The intersection is also a tram stop and a bus route, with buses turning into Nicholson Street from Miller Street with no signals. There is considerable bicycle traffic both ways. There are no traffic lights at this intersection, but there is a pedestrian crossing and a set of pedestrian lights further down the road on Nicholson Street which can cause bank-ups and confusion.
As members can picture, this intersection creates a very chaotic environment at school drop-off and pick-up times, one I have witnessed on numerous occasions.
A number of incidents have occurred that have caused great concern to the school and the parent community, and the situation is set to worsen with the imminent completion of a large number of new residential units in Miller Street. There are a number of authorities involved in the management of this intersection, including VicRoads and public transport authorities. The intersection is also on the municipal boundary of the Yarra and Moreland city councils.
Given the seriousness of the situation and the number of parties involved, it was suggested that an onsite meeting be convened so all representatives could hear the views and concerns of the school and witness the difficulties firsthand. My office contacted the regional office of VicRoads earlier this year and asked it to be involved in such a meeting.
After some delay in responding, my office was advised that the issue was being examined and a brief would be submitted to the regional director.

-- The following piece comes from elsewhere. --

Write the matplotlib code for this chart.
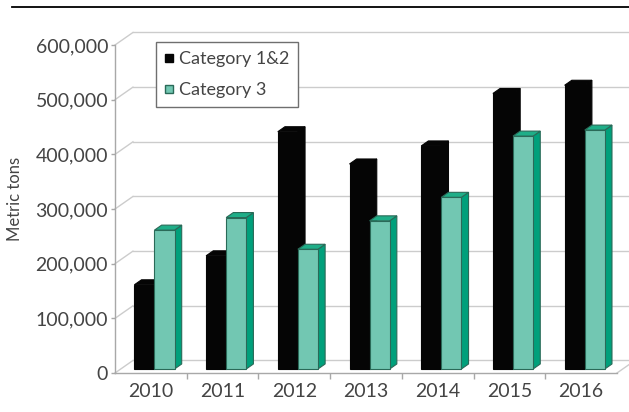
import matplotlib
matplotlib.use('Agg')
import matplotlib.pyplot as plt
from matplotlib.patches import Polygon
from matplotlib.lines import Line2D

# dados
anos = ['2010', '2011', '2012', '2013', '2014', '2015', '2016']
categoria12 = [154000, 207000, 434000, 375000, 408000, 504000, 519000]
categoria3 = [254000, 277000, 219000, 271000, 314000, 426000, 437000]
nomesSeries = ['Category 1&2', 'Category 3']
yTicks = [0, 100000, 200000, 300000, 400000, 500000, 600000]
yTickLabels = ['0', '100,000', '200,000', '300,000', '400,000', '500,000', '600,000']

plt.rcParams['font.family'] = ['Lato', 'DejaVu Sans']

# profundidade da parede do fundo (em unidades de categoria / valor)
paredeDx = 0.25
paredeDy = 22900
larguraBarra = 0.28
deslocGrupo = -0.03
barZ0 = 0.32
barZ1 = 0.72

corGrade = '#cccccc'
corTexto = '#444444'


def desenhaBarra(ax, x0, x1, valor, frente, topo, lado, borda):
    ox0, oy0 = barZ0 * paredeDx, barZ0 * paredeDy
    ox1, oy1 = barZ1 * paredeDx, barZ1 * paredeDy
    faceFrente = [(x0 + ox0, oy0), (x1 + ox0, oy0), (x1 + ox0, valor + oy0), (x0 + ox0, valor + oy0)]
    faceTopo = [(x0 + ox0, valor + oy0), (x1 + ox0, valor + oy0), (x1 + ox1, valor + oy1), (x0 + ox1, valor + oy1)]
    faceLado = [(x1 + ox0, oy0), (x1 + ox1, oy1), (x1 + ox1, valor + oy1), (x1 + ox0, valor + oy0)]
    for pts, cor in [(faceLado, lado), (faceTopo, topo), (faceFrente, frente)]:
        ax.add_patch(Polygon(pts, closed=True, facecolor=cor, edgecolor=borda,
                             linewidth=0.8, joinstyle='miter', zorder=3, clip_on=False))


fig = plt.figure(figsize=(6.29, 4.12), dpi=100)
ax = fig.add_axes([115 / 629, 39 / 412, 502 / 629, 328 / 412])
ax.set_xlim(-0.5, 6.5)
ax.set_ylim(0, 600000)

# parede do fundo: linhas de grade e diagonais
n = len(anos)
for v in yTicks:
    ax.plot([-0.5 + paredeDx, n - 0.5 + paredeDx], [v + paredeDy, v + paredeDy],
            color=corGrade, linewidth=1.0, zorder=1, clip_on=False)
    ax.plot([-0.5, -0.5 + paredeDx], [v, v + paredeDy],
            color=corGrade, linewidth=1.0, zorder=1, clip_on=False)
ax.plot([n - 0.5, n - 0.5 + paredeDx], [0, paredeDy], color=corGrade, linewidth=1.0, zorder=1, clip_on=False)

# barras
for i in range(n):
    centro = i + deslocGrupo
    desenhaBarra(ax, centro - larguraBarra, centro, categoria12[i],
                 '#050505', '#050505', '#050505', '#050505')
    desenhaBarra(ax, centro, centro + larguraBarra, categoria3[i],
                 '#72c7b2', '#1fae88', '#00a07b', '#2a6a58')

# eixos
for lado in ['top', 'right']:
    ax.spines[lado].set_visible(False)
for lado in ['left', 'bottom']:
    ax.spines[lado].set_color('#a8a8a8')
    ax.spines[lado].set_linewidth(1.0)
ax.set_facecolor('none')

ax.set_yticks(yTicks)
ax.set_yticklabels(yTickLabels)
ax.tick_params(axis='y', length=3, width=1, color='#a8a8a8', labelsize=14, labelcolor=corTexto, pad=2)

ax.set_xticks(range(n))
ax.set_xticklabels(anos)
ax.set_xticks([i + 0.5 for i in range(n - 1)], minor=True)
ax.tick_params(axis='x', which='major', length=0, labelsize=14, labelcolor=corTexto, pad=7)
ax.tick_params(axis='x', which='minor', length=4, width=1, color='#a8a8a8')

fig.text(15 / 629, 1 - 199 / 412, 'Metric tons', rotation=90, ha='center', va='center',
         fontsize=12, color=corTexto)

# linha preta do topo
fig.add_artist(Line2D([12 / 629, 1], [1 - 7 / 412, 1 - 7 / 412], color='black', linewidth=1.3))

# legenda
handles = [
    Line2D([], [], marker='s', linestyle='none', markersize=5.5, color='#050505'),
    Line2D([], [], marker='s', linestyle='none', markersize=5.5, markerfacecolor='#72c7b2',
           markeredgecolor='#2a6a58'),
]
leg = ax.legend(handles, nomesSeries, loc='upper left', bbox_to_anchor=(156 / 629, 1 - 42 / 412),
                bbox_transform=fig.transFigure, fancybox=False, fontsize=13,
                handlelength=0.4, handletextpad=0.35, labelspacing=0.85, borderpad=0.5,
                borderaxespad=0, framealpha=1, labelcolor=corTexto)
leg.get_frame().set_edgecolor('#6f6f6f')
leg.get_frame().set_linewidth(1.0)
leg.set_zorder(5)

plt.savefig('out.png', dpi=100)
plt.close()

After considerable time had elapsed we again contacted VicRoads. Unfortunately we were then told that we had to seek the minister’s approval for a VicRoads representative to attend a meeting. As a result last month I emailed the minister with an outline of the purpose of the meeting, those who we were seeking to be involved and a request for his approval. Again we received no response. In considerable frustration, we then telephoned the minister’s office last week and were told that the request for a meeting had been denied and that we had to put any suggestions for changes to the intersection in writing to the minister instead.
Everything about this issue is disturbing, from the fact that my requests for a meeting were ignored for months to having what is, by any measure, a highly reasonable request made on behalf of a primary school with deep concerns about the safety of its students denied by the minister and/or his office. Members of the school community are understandably considerably upset.
While I am happy to write another letter to the minister, it is simply a fact that letters will not come close to providing a proper, common-sense approach to a situation of this type where all the parties can meet, witness the situation and ask and answer questions of each other.
Therefore I ask that the minister urgently reconsider his position on this matter and approve the participation of his officers in an onsite meeting at this dangerous intersection so that the significant anxiety of the school community can start to be addressed properly and in a manner in which any Victorian school, regardless of its postcode, deserves.